Ever wondered why the children of recent immigrants don’t speak with accents, even though their heavily accented parents do? Or why the children of deaf/mute parents learn to speak at all? Put simply, Harris argues that a child’s peer group accounts for far more environmental influence in the long run — influence that, since Freud, had traditionally and unduly been attributed to parents. If we’re honest with ourselves, as parents, we’d admit that our children generally do put a lot more stock in the opinions, social mores and examples of their peers. To an extent, parents can help determine or control a child’s peer groups, but those peer groups comprise the environment that matters, and the variability of peer groups helps explain why siblings turn out so very differently.

Children do pick up quite a lot from their parents — most of it genetic. This is the other nurture assumption: that we pick up traits and habits and behaviors by copying our parents. Harris argues, persuasively, that we humans don’t do this nearly so often as is commonly accepted. Most of those things we attribute to parental modeling are in fact inherited from parents genetically, not environmentally.

I’m on board with this idea of behavioral genetics, too. Growing up, there were dozens of things that my mom and dad did that drove me absolutely crazy — and yet today, at 56, I find myself doing many of these same things! I didn’t “model” my behavior on them in these cases. Far from it. Still, I couldn’t resist these behaviors because they are genetically baked right in.

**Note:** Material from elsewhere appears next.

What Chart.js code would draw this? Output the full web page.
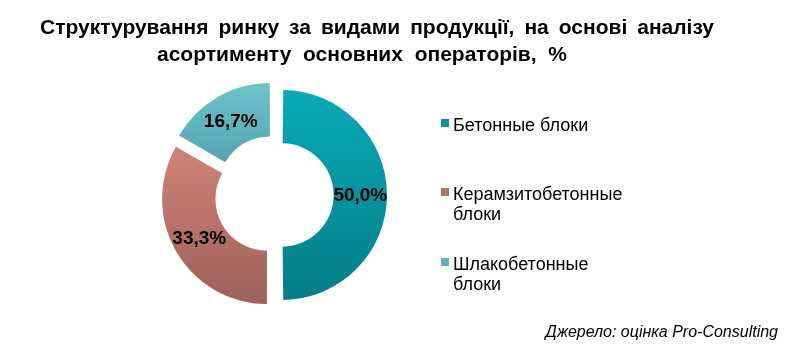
<!DOCTYPE html>
<html>
<head>
<meta charset="utf-8">
<script src="https://cdn.jsdelivr.net/npm/chart.js@4.4.1/dist/chart.umd.min.js"></script>
<style>
html,body{margin:0;padding:0;background:#fff;}
#wrap{position:relative;width:797px;height:351px;}
</style>
</head>
<body>
<div id="wrap"><canvas id="c" width="797" height="351"></canvas></div>
<script>
const titleLines = ['Структурування ринку за видами продукції, на основі аналізу', 'асортименту основних операторів, %'];
const categories = ['Бетонные блоки', 'Керамзитобетонные блоки', 'Шлакобетонные блоки'];
const values = [50.0, 33.3, 16.7];
const valueLabels = ['50,0%', '33,3%', '16,7%'];
const legendLines = [['Бетонные блоки'], ['Керамзитобетонные', 'блоки'], ['Шлакобетонные', 'блоки']];
const sourceText = 'Джерело: оцінка Pro-Consulting';

const sliceOffset = 32; // Chart.js v4 draws an exploded arc shifted by offset / 4

// gradient stops relative to chart area (top 82 .. bottom 308)
const gradStops = [
  [[0, '#0ab0bd'], [0.035, '#08aab7'], [0.965, '#047d87'], [1, '#03797f']],
  [[0, '#d88f83'], [0.28, '#cd8377'], [0.98, '#9d5f58'], [1, '#9a5c55']],
  [[0, '#72c7d1'], [0.015, '#70c5cf'], [0.5, '#4b9aa4'], [1, '#3a8891']]
];
const legendColors = ['#05939e', '#b87268', '#5fb0ba'];

function sliceFill(ctx) {
  const chart = ctx.chart;
  const area = chart.chartArea;
  const stops = gradStops[ctx.dataIndex];
  if (!area) return stops[1][1];
  const g = chart.ctx.createLinearGradient(0, area.top, 0, area.bottom);
  stops.forEach(s => g.addColorStop(s[0], s[1]));
  return g;
}

function radiusFix(arc) {
  return 1 - Math.sin(Math.min(Math.PI, arc.endAngle - arc.startAngle));
}

// keep every exploded slice at the same drawn radius (Chart.js grows only half-circle+ arcs)
const equalExplode = {
  id: 'equalExplode',
  afterDatasetsUpdate(chart) {
    const shift = sliceOffset / 4;
    chart.getDatasetMeta(0).data.forEach(arc => {
      const add = shift * (1 - radiusFix(arc));
      arc.outerRadius += add;
      arc.innerRadius += add;
    });
  }
};

function fitText(c, text, x, y, targetWidth) {
  const words = text.split(' ').length - 1;
  c.wordSpacing = '0px';
  const w = c.measureText(text).width;
  const extra = words > 0 ? (targetWidth - w) / words : 0;
  c.wordSpacing = extra.toFixed(2) + 'px';
  c.fillText(text, x, y);
  c.wordSpacing = '0px';
}

const decor = {
  id: 'decor',
  afterDraw(chart) {
    const c = chart.ctx;
    c.save();
    // title
    c.fillStyle = '#000';
    c.textAlign = 'center';
    c.textBaseline = 'alphabetic';
    c.font = 'bold 21px "Liberation Sans", Arial, sans-serif';
    fitText(c, titleLines[0], 377, 34, 674);
    fitText(c, titleLines[1], 362, 61, 410);
    // value labels
    const meta = chart.getDatasetMeta(0);
    c.font = 'bold 19px "Liberation Sans", Arial, sans-serif';
    c.textBaseline = 'middle';
    const shift = sliceOffset / 4;
    meta.data.forEach((arc, i) => {
      const mid = (arc.startAngle + arc.endAngle) / 2;
      const r = (arc.innerRadius + arc.outerRadius) / 2 + shift * radiusFix(arc) + shift;
      c.fillText(valueLabels[i], arc.x + Math.cos(mid) * r, arc.y + Math.sin(mid) * r + 1);
    });
    // legend
    const lx = 441, tx = 453;
    const baselines = [131, 200, 270];
    c.font = '18px "Liberation Sans", Arial, sans-serif';
    c.textAlign = 'left';
    c.textBaseline = 'alphabetic';
    legendLines.forEach((lines, i) => {
      c.fillStyle = legendColors[i];
      c.fillRect(lx, baselines[i] - 12, 8, 8);
      c.fillStyle = '#000';
      lines.forEach((ln, j) => c.fillText(ln, tx, baselines[i] + j * 20));
    });
    // source
    c.font = 'italic 16px "Liberation Sans", Arial, sans-serif';
    c.textAlign = 'right';
    c.fillText(sourceText, 778, 337);
    c.restore();
  }
};

new Chart(document.getElementById('c'), {
  type: 'doughnut',
  data: {
    labels: categories,
    datasets: [{
      data: values,
      backgroundColor: sliceFill,
      borderWidth: 0,
      offset: sliceOffset,
      hoverOffset: 0
    }]
  },
  options: {
    responsive: false,
    animation: false,
    cutout: '45%',
    layout: { padding: { left: 161, right: 410, top: 82, bottom: 43 } },
    plugins: {
      legend: { display: false },
      title: { display: false },
      tooltip: { enabled: false }
    },
    events: []
  },
  plugins: [equalExplode, decor]
});
</script>
</body>
</html>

Which brings me back to my brother, and how my sister and I felt he got a sweet deal — coming third and last, by which time, my parents had given in to the power of personality (and behavioral genetics, though they wouldn’t have put it that way). Invariably, she and I would inveigh against this new libertine parental stance of theirs, or make some wise-ass comment in place of outright carping. At which point my mother or father would issue another pearl of wisdom, one we’d heard before, one that has nothing to do with nature or nurture but still rings true: We’ve never tried to treat everyone exactly the same around here. Everyone gets what they need.